Saturday, February 5, 2011

Revisiting Electronic Arts' Exclusive Contract with the NFL and NFLPA

Back in 2004, I wrote about Electronic Arts snagging an exclusive licensing contract with the NFL and NFLPA to develop, publish, and distribute football video games featuring NFL players and teams. The 5-year, $400 million contract--the exclusivity of which resembles the exclusive NFL-Reebok contract that precipitated American Needle v. NFL--meant the end of other third-party publishers making NFL video games. Most notably, it meant that Sega's popular/arguably better and substantially cheaper NFL 2K series would be discontinued while Electronic Arts' John Madden Football would become the only NFL game in town.

Since then, the exclusive contract has been extended to 2012 and John Madden Football has been published each year, with annual updates to player rosters and, some would argue, only modest enhancements to game play. Nonetheless, each year's iteration of Madden Football tends to attract reasonably favorable reviews and sell quite well.

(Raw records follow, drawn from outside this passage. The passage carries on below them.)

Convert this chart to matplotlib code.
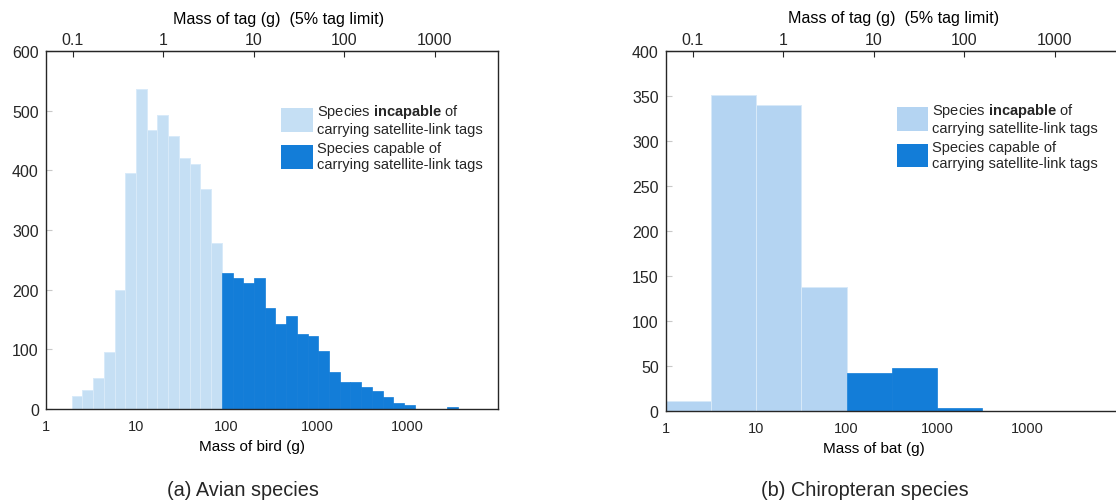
import numpy as np
import matplotlib
matplotlib.use("Agg")
import matplotlib.pyplot as plt
from matplotlib.patches import Patch

plt.rcParams["font.family"] = ["Liberation Sans", "DejaVu Sans"]
plt.rcParams["mathtext.fontset"] = "custom"
plt.rcParams["mathtext.rm"] = "Liberation Sans"
plt.rcParams["mathtext.bf"] = "Liberation Sans:bold"
plt.rcParams["text.color"] = "#262626"

# birds: log10 bin edges (g) and species counts per bin
bird_log_start = 0.287
bird_log_width = 0.1185
bird_counts = [22, 31, 52, 95, 199, 395, 537, 467, 493, 457, 420, 410, 369, 279,
               228, 219, 211, 219, 169, 142, 156, 126, 122, 97, 62, 45, 45, 37,
               30, 20, 10, 7, 0, 0, 0, 3]
bird_n_light = 14

# bats: half-decade bins
bat_edges = [1, 3.16, 10, 31.6, 100, 316, 1000, 3162]
bat_counts = [11, 351, 340, 138, 43, 48, 4]
bat_n_light = 4

bottom_ticks = [1, 10, 100, 1000, 10000]
bottom_labels = ["1", "10", "100", "1000", "1000"]
tag_ticks = [0.1, 1, 10, 100, 1000]
tag_labels = ["0.1", "1", "10", "100", "1000"]

light_bird = "#c5dff4"
light_bat = "#b4d4f2"
dark = "#137dd8"
ink = "#262626"

fig = plt.figure(figsize=(11.16, 5.02), dpi=100)


def draw_panel(ax, edges, counts, n_light, light, ymax, ystep, xlabel, xlab_x,
               top_xy, leg_xy):
    edges = np.asarray(edges, dtype=float)
    counts = np.asarray(counts, dtype=float)
    widths = np.diff(edges)
    ax.bar(edges[:n_light], counts[:n_light], width=widths[:n_light],
           align="edge", color=light, edgecolor="#d8eaf9", linewidth=0.7)
    ax.bar(edges[n_light:-1], counts[n_light:], width=widths[n_light:],
           align="edge", color=dark, edgecolor=dark, linewidth=0.5)

    ax.set_xscale("log")
    ax.set_xlim(1, 1e5)
    ax.set_ylim(0, ymax)
    ax.set_yticks(np.arange(0, ymax + 1, ystep))
    ax.set_xticks(bottom_ticks)
    ax.set_xticklabels(bottom_labels)
    ax.minorticks_off()
    ax.tick_params(axis="x", which="both", length=0, pad=7, labelsize=10.5,
                   labelcolor=ink)
    ax.tick_params(axis="y", direction="in", length=4, width=0.8,
                   color="#c8c8c8", pad=5, labelsize=11.5, labelcolor=ink)
    for s in ax.spines.values():
        s.set_color(ink)
        s.set_linewidth(1.0)
    ax.set_xlabel(xlabel, fontsize=11)
    ax.xaxis.set_label_coords(xlab_x, -0.083)

    top = ax.secondary_xaxis("top", functions=(lambda x: x * 0.05,
                                                lambda x: x / 0.05))
    top.set_xticks(tag_ticks)
    top.set_xticklabels(tag_labels)
    top.minorticks_off()
    top.tick_params(axis="x", which="major", direction="in", length=4,
                    width=0.8, color=ink, pad=3, labelsize=11.5,
                    labelcolor=ink)
    top.tick_params(axis="x", which="minor", length=0)
    top.spines["top"].set_color(ink)
    top.set_xlabel("Mass of tag (g)  (5% tag limit)", fontsize=11.6)
    top.xaxis.set_label_coords(top_xy[0], top_xy[1], transform=ax.transAxes)
    top.xaxis.label.set_verticalalignment("bottom")

    handles = [Patch(facecolor=light, edgecolor="none"),
               Patch(facecolor=dark, edgecolor="none")]
    labels = ["Species $\\mathbf{incapable}$ of\ncarrying satellite-link tags",
              "Species capable of\ncarrying satellite-link tags"]
    ax.legend(handles, labels, loc="upper left", bbox_to_anchor=leg_xy,
              frameon=False, fontsize=10.5, handlelength=2.17,
              handleheight=2.1, handletextpad=0.27, labelspacing=0.3,
              borderpad=0, borderaxespad=0)


ax1 = fig.add_axes([0.0410, 0.1833, 0.4053, 0.7131])
bird_edges = 10 ** np.linspace(bird_log_start,
                               bird_log_start + bird_log_width * len(bird_counts),
                               len(bird_counts) + 1)
draw_panel(ax1, bird_edges, bird_counts, bird_n_light, light_bird, 600, 100,
           "Mass of bird (g)", 0.457, (0.514, 1.071), (0.52, 0.857))

ax2 = fig.add_axes([0.5965, 0.1787, 0.4053, 0.7171])
draw_panel(ax2, bat_edges, bat_counts, bat_n_light, light_bat, 400, 50,
           "Mass of bat (g)", 0.46, (0.504, 1.072), (0.511, 0.862))
ax2.spines["right"].set_visible(False)

fig.text(243 / 1116, 1 - 491 / 502, "(a) Avian species", fontsize=14.3,
         ha="center", va="center")
fig.text(865 / 1116, 1 - 491 / 502, "(b) Chiropteran species", fontsize=14.3,
         ha="center", va="center")

fig.savefig("out.png", dpi=100)
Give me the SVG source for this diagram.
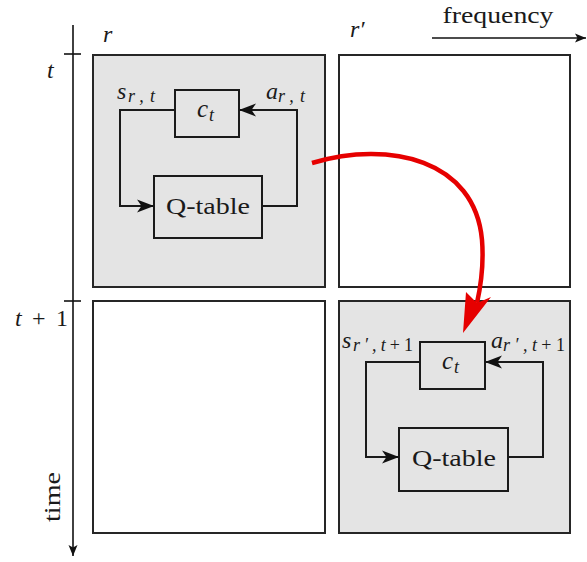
<svg xmlns="http://www.w3.org/2000/svg" width="587" height="562" viewBox="0 0 587 562">
<defs>
<style>
.cell{stroke:#262626;stroke-width:2;}
.gray{fill:#e4e4e4;}
.white{fill:#ffffff;}
.blk{fill:none;stroke:#1a1a1a;stroke-width:2;}
.box{fill:#e4e4e4;stroke:#1a1a1a;stroke-width:2;}
.ax{fill:none;stroke:#111;stroke-width:1.6;}
text{font-family:"Liberation Serif","DejaVu Serif",serif;fill:#1a1a1a;}
.it{font-style:italic;}
.sub{font-style:italic;font-size:18px;}
</style>
<marker id="stealth" markerUnits="userSpaceOnUse" markerWidth="18" markerHeight="14" refX="17" refY="7" orient="auto" viewBox="0 0 18 14">
<path d="M0,0.5 L17,7 L0,13.5 L4.5,7 Z" fill="#111"/>
</marker>
<marker id="axarrow" markerUnits="userSpaceOnUse" markerWidth="12" markerHeight="10" refX="11" refY="5" orient="auto" viewBox="0 0 12 10">
<path d="M0,0.5 L11,5 L0,9.5 L2.5,5 Z" fill="#111"/>
</marker>
</defs>
<rect width="587" height="562" fill="#ffffff"/>

<g id="axes">
<line class="ax" x1="73" y1="25" x2="73" y2="556" marker-end="url(#axarrow)"/>
<line class="ax" x1="64" y1="54" x2="81" y2="54"/>
<line class="ax" x1="64" y1="301" x2="81" y2="301"/>
<line class="ax" x1="432" y1="38" x2="586" y2="38" marker-end="url(#axarrow)"/>
<text x="498" y="23" font-size="23" text-anchor="middle" textLength="111" lengthAdjust="spacingAndGlyphs">frequency</text>
<text transform="translate(60,497) rotate(-90)" font-size="23" text-anchor="middle" textLength="50" lengthAdjust="spacingAndGlyphs">time</text>
<text class="it" x="47" y="78" font-size="24">t</text>
<text x="15" y="326" font-size="24" textLength="53" lengthAdjust="spacing"><tspan font-style="italic">t</tspan> + 1</text>
<text class="it" x="103" y="42" font-size="24">r</text>
<text class="it" x="350" y="37" font-size="24">r′</text>
</g>

<g id="cell-r-t">
<rect class="cell gray" x="93" y="55" width="232" height="232"/>
</g>
<g id="cell-rp-t">
<rect class="cell white" x="339" y="55" width="231" height="232"/>
</g>
<g id="cell-r-t1">
<rect class="cell white" x="93" y="301" width="232" height="232"/>
</g>
<g id="cell-rp-t1">
<rect class="cell gray" x="339" y="301" width="231" height="232"/>
</g>

<g id="ct-1">
<rect class="box" x="175" y="90" width="64" height="47"/>
<text class="it" x="197" y="117" font-size="25">c</text>
<text class="sub" x="209" y="121">t</text>
</g>
<g id="qtable-1">
<rect class="box" x="154" y="176" width="108" height="62"/>
<text x="208" y="214" font-size="24" text-anchor="middle" textLength="84" lengthAdjust="spacingAndGlyphs">Q-table</text>
</g>
<g id="ct-2">
<rect class="box" x="420" y="342" width="65" height="47"/>
<text class="it" x="442" y="369" font-size="25">c</text>
<text class="sub" x="454" y="373">t</text>
</g>
<g id="qtable-2">
<rect class="box" x="399" y="428" width="109" height="63"/>
<text x="454" y="466" font-size="24" text-anchor="middle" textLength="84" lengthAdjust="spacingAndGlyphs">Q-table</text>
</g>

<g id="connectors">
<polyline class="blk" points="175,110 120,110 120,206 154,206" marker-end="url(#stealth)"/>
<polyline class="blk" points="262,206 297,206 297,110 239,110" marker-end="url(#stealth)"/>
<polyline class="blk" points="420,362 366,362 366,457 399,457" marker-end="url(#stealth)"/>
<polyline class="blk" points="508,457 543,457 543,362 485,362" marker-end="url(#stealth)"/>
<path d="M312,163 C390,140 475,160 482,240 C484,265 481,285 477,303" fill="none" stroke="#e60000" stroke-width="4.5"/>
<polygon points="463,333 466,292 477,303 491,297" fill="#e60000"/>
</g>

<g id="labels">
<text class="it" x="117" y="99" font-size="24">s</text>
<text class="sub" x="128" y="102" textLength="27" lengthAdjust="spacing">r,t</text>
<text class="it" x="266" y="99" font-size="24">a</text>
<text class="sub" x="278" y="102" textLength="27" lengthAdjust="spacing">r,t</text>
<text class="it" x="342" y="348" font-size="24">s</text>
<text class="sub" x="353" y="351" textLength="60" lengthAdjust="spacing">r′,t<tspan font-style="normal">+1</tspan></text>
<text class="it" x="491" y="348" font-size="24">a</text>
<text class="sub" x="503" y="351" textLength="62" lengthAdjust="spacing">r′,t<tspan font-style="normal">+1</tspan></text>
</g>
</svg>
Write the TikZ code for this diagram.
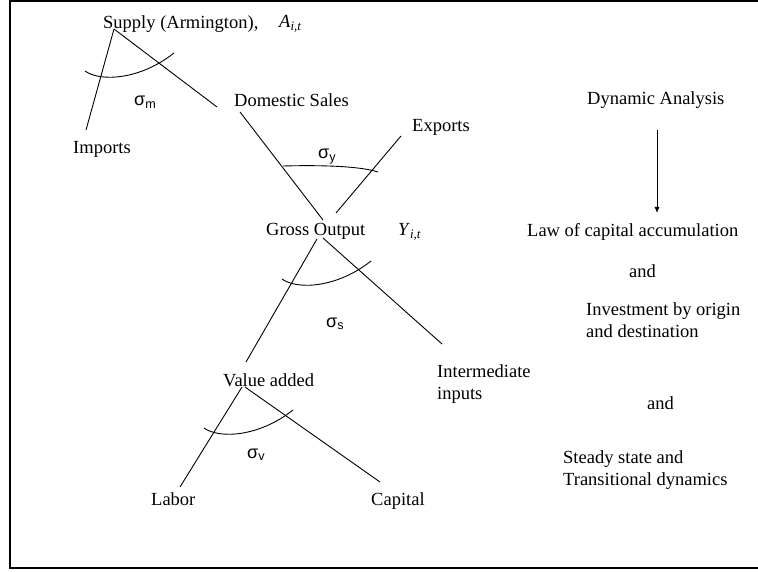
\documentclass[tikz,border=0pt]{standalone}
\usepackage{fontspec}
\setmainfont{Liberation Serif}
\newfontfamily\sigfont{Liberation Sans}
\usetikzlibrary{arrows.meta,calc}

\tikzset{
  lbl/.style={inner sep=0pt, anchor=base west},
  sig/.style={lbl, font=\sigfont\fontsize{18}{22}\selectfont},
  branch/.style={line width=0.9pt},
  elast/.pic={\draw[branch] (0,0) .. controls (15,11) and (55,9) .. (89,-18);}
}

\begin{document}
\begin{tikzpicture}[x=1pt, y=-1pt, font=\fontsize{18.5}{22}\selectfont]
\useasboundingbox (0,0) rectangle (758,572);
\clip (0,0) rectangle (758,572);
\draw[line width=2pt] (10,1) rectangle (800,568);

% nesting tree
\node[lbl] (supply) at (103,29) {Supply (Armington),};
\node[lbl] (A) at (279,28) {\textit{A}\textsubscript{\textit{i,t}}};
\node[lbl] (imports) at (73,154) {Imports};
\node[lbl] (domestic) at (234,107) {Domestic Sales};
\node[lbl] (exports) at (412,132) {Exports};
\node[lbl] (gross) at (266,236) {Gross Output};
\node[lbl] (Y) at (398,236) {\textit{Y}\textsubscript{\textit{i,t}}};
\node[lbl, align=left] (interm) at (437,399) {Intermediate\\inputs};
\node[lbl] (valadd) at (223,386) {Value added};
\node[lbl] (labor) at (151,505) {Labor};
\node[lbl] (capital) at (371,505) {Capital};

\node[sig] (sm) at (134,106) {σ\textsubscript{m}};
\node[sig] (sy) at (318,159) {σ\textsubscript{y}};
\node[sig] (ss) at (326,327) {σ\textsubscript{s}};
\node[sig] (sv) at (247,458) {σ\textsubscript{v}};

\coordinate (supply-v) at (114,29);
\coordinate (imports-e) at (86,130);
\coordinate (domestic-e) at (217,107);
\coordinate (domestic-v) at (240,112);
\coordinate (exports-v) at (401,136);
\coordinate (gross-a) at (323,220);
\coordinate (gross-b) at (336,213);
\coordinate (gross-v) at (317,239);
\coordinate (gross-w) at (323,238);
\coordinate (valadd-e) at (246,362);
\coordinate (interm-e) at (442,344);
\coordinate (valadd-v) at (242,387);
\coordinate (valadd-w) at (245,387);
\coordinate (labor-e) at (180,487);
\coordinate (capital-e) at (380,482);

\draw[branch] (supply-v) -- (imports-e);
\draw[branch] (supply-v) -- (domestic-e);
\draw[branch] (domestic-v) -- (gross-a);
\draw[branch] (exports-v) -- (gross-b);
\draw[branch] (gross-v) -- (valadd-e);
\draw[branch] (gross-w) -- (interm-e);
\draw[branch] (valadd-v) -- (labor-e);
\draw[branch] (valadd-w) -- (capital-e);

\pic at (85,71) {elast};
\pic at (282,279) {elast};
\pic at (204,428) {elast};
\draw[branch] (283,166) .. controls (320,165) and (360,166) .. (378,172);

% dynamics column
\node[lbl] (dyn) at (587,105) {Dynamic Analysis};
\node[lbl] (law) at (527,237) {Law of capital accumulation};
\node[lbl] (and1) at (629,278) {and};
\node[lbl, align=left] (invest) at (586,337) {Investment by origin\\and destination};
\node[lbl] (and2) at (647,409) {and};
\node[lbl, align=left] (steady) at (563,485) {Steady state and\\Transitional dynamics};

\coordinate (dyn-out) at (657,130);
\coordinate (law-in) at (657,213);
\draw[branch, -{Latex[length=6pt,width=5pt]}] (dyn-out) -- (law-in);
\end{tikzpicture}
\end{document}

I wrote about this topic and related litigation in my Yale Law Journal article "American Needle. v. NFL: An Opportunity to Reshape Sports Law":
Although Electronic Arts' NFL games have sold well since 2004, they have attracted criticism for lacking innovation. Prices for Madden NFL games have also risen in the absence of competition from other NFL games. Those and other consequences underscore a central concern of section 1: an absence of competition will lead to an inferior market. The exclusive Madden contract is also the subject of Pecover v. Electronic Arts, a class action lawsuit recently brought by disenchanted video game players. The suit contains a number of claims, including those based on the Sherman Act. While neither the NFL nor the NFLPA is a party to the litigation, their exclusive contract with Electronic Arts could eventually face a section 1 challenge similar to the one confronted by the NFL in American Needle. Plaintiffs in such a claim would likely assert that interactive football video game software is a sufficiently discrete product market - a proposition supported by the U.S. District Court for the Northern District of California in Pecover. With some level of persuasion in light of the aforementioned data on prices and commentary on innovation, the plaintiffs could also maintain that Electronic Arts's exclusive contract for NFL video games produces more anticompetitive injury than procompetitive benefit.
In an interview with RipTen, Marc Eldeman also discusses these issues. Also, Pecover v. Electronic Arts remains in litigation, with its lead attorney confident that the plaintiffs will prevail.

Fast forward to 2011, IGN's Hilary Goldstein takes a critical view of the exclusive NFL contract with Electronic Arts. Here's an excerpt of his article, which hits at two concerns antitrust law has for exclusive contracts: higher prices and diminished innovation.
I have little doubt the Madden series would be considerably better if [Electronic Arts] developer Tiburon had a competitor threatening it each year . . . Does Madden NFL 11 play better than Madden NFL 2005? Yes. There's no question that, over time, the gameplay has seen improvements thanks to better animations and smarter AI. But because there is no one else to stand up against it, Tiburon can schedule its innovations at its leisure. . . .

I don't expect Tiburon to start taking big chances and making more exciting and more substantial improvements. Why would they? And that's what sets the Madden series apart from the majority of other games. No one can rightly compete, because the NFL license is football and EA holds onto it tightly.

Sure, Microsoft owns the Halo license, but anyone has a right to make a first-person shooter and it can legitimately stand on its own. You can't make a football game without the NFL teams and players. It's an automatic fail.